» **EXERCISE**
Return each line of the data below verbatim; pictures are to be left out.

* Begin COLLECTED MATERIAL *

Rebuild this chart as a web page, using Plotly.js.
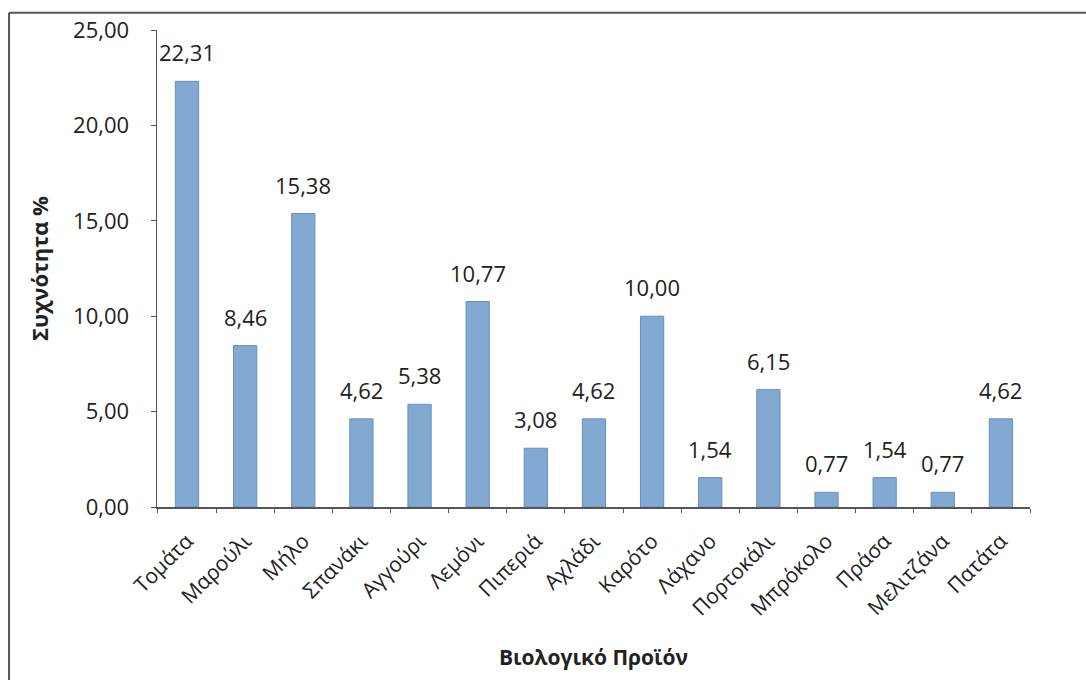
<!DOCTYPE html>
<html>
<head>
<meta charset="utf-8">
<script src="https://cdn.plot.ly/plotly-3.0.1.min.js"></script>
<style>
  html, body { margin: 0; padding: 0; background: #ffffff; }
  #chart { width: 1086px; height: 680px; }
</style>
</head>
<body>
<div id="chart"></div>
<script>
// Organic products and their frequency (%)
const products = ["Τομάτα", "Μαρούλι", "Μήλο", "Σπανάκι", "Αγγούρι", "Λεμόνι", "Πιπεριά",
                  "Αχλάδι", "Καρότο", "Λάχανο", "Πορτοκάλι", "Μπρόκολο", "Πράσα", "Μελιτζάνα", "Πατάτα"];
const frequency = [22.31, 8.46, 15.38, 4.62, 5.38, 10.77, 3.08, 4.62, 10.00, 1.54, 6.15, 0.77, 1.54, 0.77, 4.62];
const yTicks = [0, 5, 10, 15, 20, 25];

const font = "Open Sans, Liberation Sans, sans-serif";
const ink = "#222222";

const trace = {
  type: "bar",
  x: products,
  y: frequency,
  marker: { color: "#82a9d1", line: { color: "#6690bc", width: 1 } },
  hoverinfo: "x+y"
};

const fmt = v => v.toFixed(2).replace(".", ",");

// value labels above each bar
const labels = products.map((p, i) => ({
  x: p, y: frequency[i], xref: "x", yref: "y",
  text: fmt(frequency[i]), showarrow: false,
  yanchor: "bottom", yshift: 12,
  font: { family: font, size: 22, color: ink }
}));

const layout = {
  width: 1086, height: 680,
  margin: { l: 157, r: 56, t: 30, b: 173 },
  paper_bgcolor: "#ffffff", plot_bgcolor: "#ffffff",
  separators: ",.",
  showlegend: false,
  bargap: 0.6,
  font: { family: font, size: 22, color: ink },
  xaxis: {
    type: "category",
    tickangle: -45,
    tickson: "boundaries",
    ticks: "outside", ticklen: 4, tickcolor: "#555555",
    ticklabelstandoff: 12,
    showline: true, linecolor: "#555555", linewidth: 1.5,
    tickfont: { family: font, size: 21, color: ink },
    title: { text: "<b>Βιολογικό Προϊόν</b>", font: { family: font, size: 21, color: ink }, standoff: 30 }
  },
  yaxis: {
    range: [0, 25],
    tickvals: yTicks,
    ticktext: yTicks.map(fmt),
    ticks: "outside", ticklen: 5, tickcolor: "#555555",
    ticklabelstandoff: 17,
    showline: true, linecolor: "#555555", linewidth: 1.5,
    showgrid: false, zeroline: false,
    tickfont: { family: font, size: 22, color: ink },
    title: { text: "<b>Συχνότητα %</b>", font: { family: font, size: 22, color: ink }, standoff: 18 }
  },
  annotations: labels,
  shapes: [
    { type: "line", xref: "paper", yref: "paper", x0: -0.1695, x1: 1.07, y0: 1.036, y1: 1.036,
      line: { color: "#555555", width: 2 } },
    { type: "line", xref: "paper", yref: "paper", x0: -0.1695, x1: -0.1695, y0: 1.036, y1: -0.37,
      line: { color: "#555555", width: 2 } }
  ]
};

Plotly.newPlot("chart", [trace], layout, { displayModeBar: false, staticPlot: true });
</script>
</body>
</html>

* End COLLECTED MATERIAL *

» **SOLVED EXERCISE**
Rebuild this chart as a web page, using Plotly.js.
<!DOCTYPE html>
<html>
<head>
<meta charset="utf-8">
<script src="https://cdn.plot.ly/plotly-3.0.1.min.js"></script>
<style>
  html, body { margin: 0; padding: 0; background: #ffffff; }
  #chart { width: 1086px; height: 680px; }
</style>
</head>
<body>
<div id="chart"></div>
<script>
// Organic products and their frequency (%)
const products = ["Τομάτα", "Μαρούλι", "Μήλο", "Σπανάκι", "Αγγούρι", "Λεμόνι", "Πιπεριά",
                  "Αχλάδι", "Καρότο", "Λάχανο", "Πορτοκάλι", "Μπρόκολο", "Πράσα", "Μελιτζάνα", "Πατάτα"];
const frequency = [22.31, 8.46, 15.38, 4.62, 5.38, 10.77, 3.08, 4.62, 10.00, 1.54, 6.15, 0.77, 1.54, 0.77, 4.62];
const yTicks = [0, 5, 10, 15, 20, 25];

const font = "Open Sans, Liberation Sans, sans-serif";
const ink = "#222222";

const trace = {
  type: "bar",
  x: products,
  y: frequency,
  marker: { color: "#82a9d1", line: { color: "#6690bc", width: 1 } },
  hoverinfo: "x+y"
};

const fmt = v => v.toFixed(2).replace(".", ",");

// value labels above each bar
const labels = products.map((p, i) => ({
  x: p, y: frequency[i], xref: "x", yref: "y",
  text: fmt(frequency[i]), showarrow: false,
  yanchor: "bottom", yshift: 12,
  font: { family: font, size: 22, color: ink }
}));

const layout = {
  width: 1086, height: 680,
  margin: { l: 157, r: 56, t: 30, b: 173 },
  paper_bgcolor: "#ffffff", plot_bgcolor: "#ffffff",
  separators: ",.",
  showlegend: false,
  bargap: 0.6,
  font: { family: font, size: 22, color: ink },
  xaxis: {
    type: "category",
    tickangle: -45,
    tickson: "boundaries",
    ticks: "outside", ticklen: 4, tickcolor: "#555555",
    ticklabelstandoff: 12,
    showline: true, linecolor: "#555555", linewidth: 1.5,
    tickfont: { family: font, size: 21, color: ink },
    title: { text: "<b>Βιολογικό Προϊόν</b>", font: { family: font, size: 21, color: ink }, standoff: 30 }
  },
  yaxis: {
    range: [0, 25],
    tickvals: yTicks,
    ticktext: yTicks.map(fmt),
    ticks: "outside", ticklen: 5, tickcolor: "#555555",
    ticklabelstandoff: 17,
    showline: true, linecolor: "#555555", linewidth: 1.5,
    showgrid: false, zeroline: false,
    tickfont: { family: font, size: 22, color: ink },
    title: { text: "<b>Συχνότητα %</b>", font: { family: font, size: 22, color: ink }, standoff: 18 }
  },
  annotations: labels,
  shapes: [
    { type: "line", xref: "paper", yref: "paper", x0: -0.1695, x1: 1.07, y0: 1.036, y1: 1.036,
      line: { color: "#555555", width: 2 } },
    { type: "line", xref: "paper", yref: "paper", x0: -0.1695, x1: -0.1695, y0: 1.036, y1: -0.37,
      line: { color: "#555555", width: 2 } }
  ]
};

Plotly.newPlot("chart", [trace], layout, { displayModeBar: false, staticPlot: true });
</script>
</body>
</html>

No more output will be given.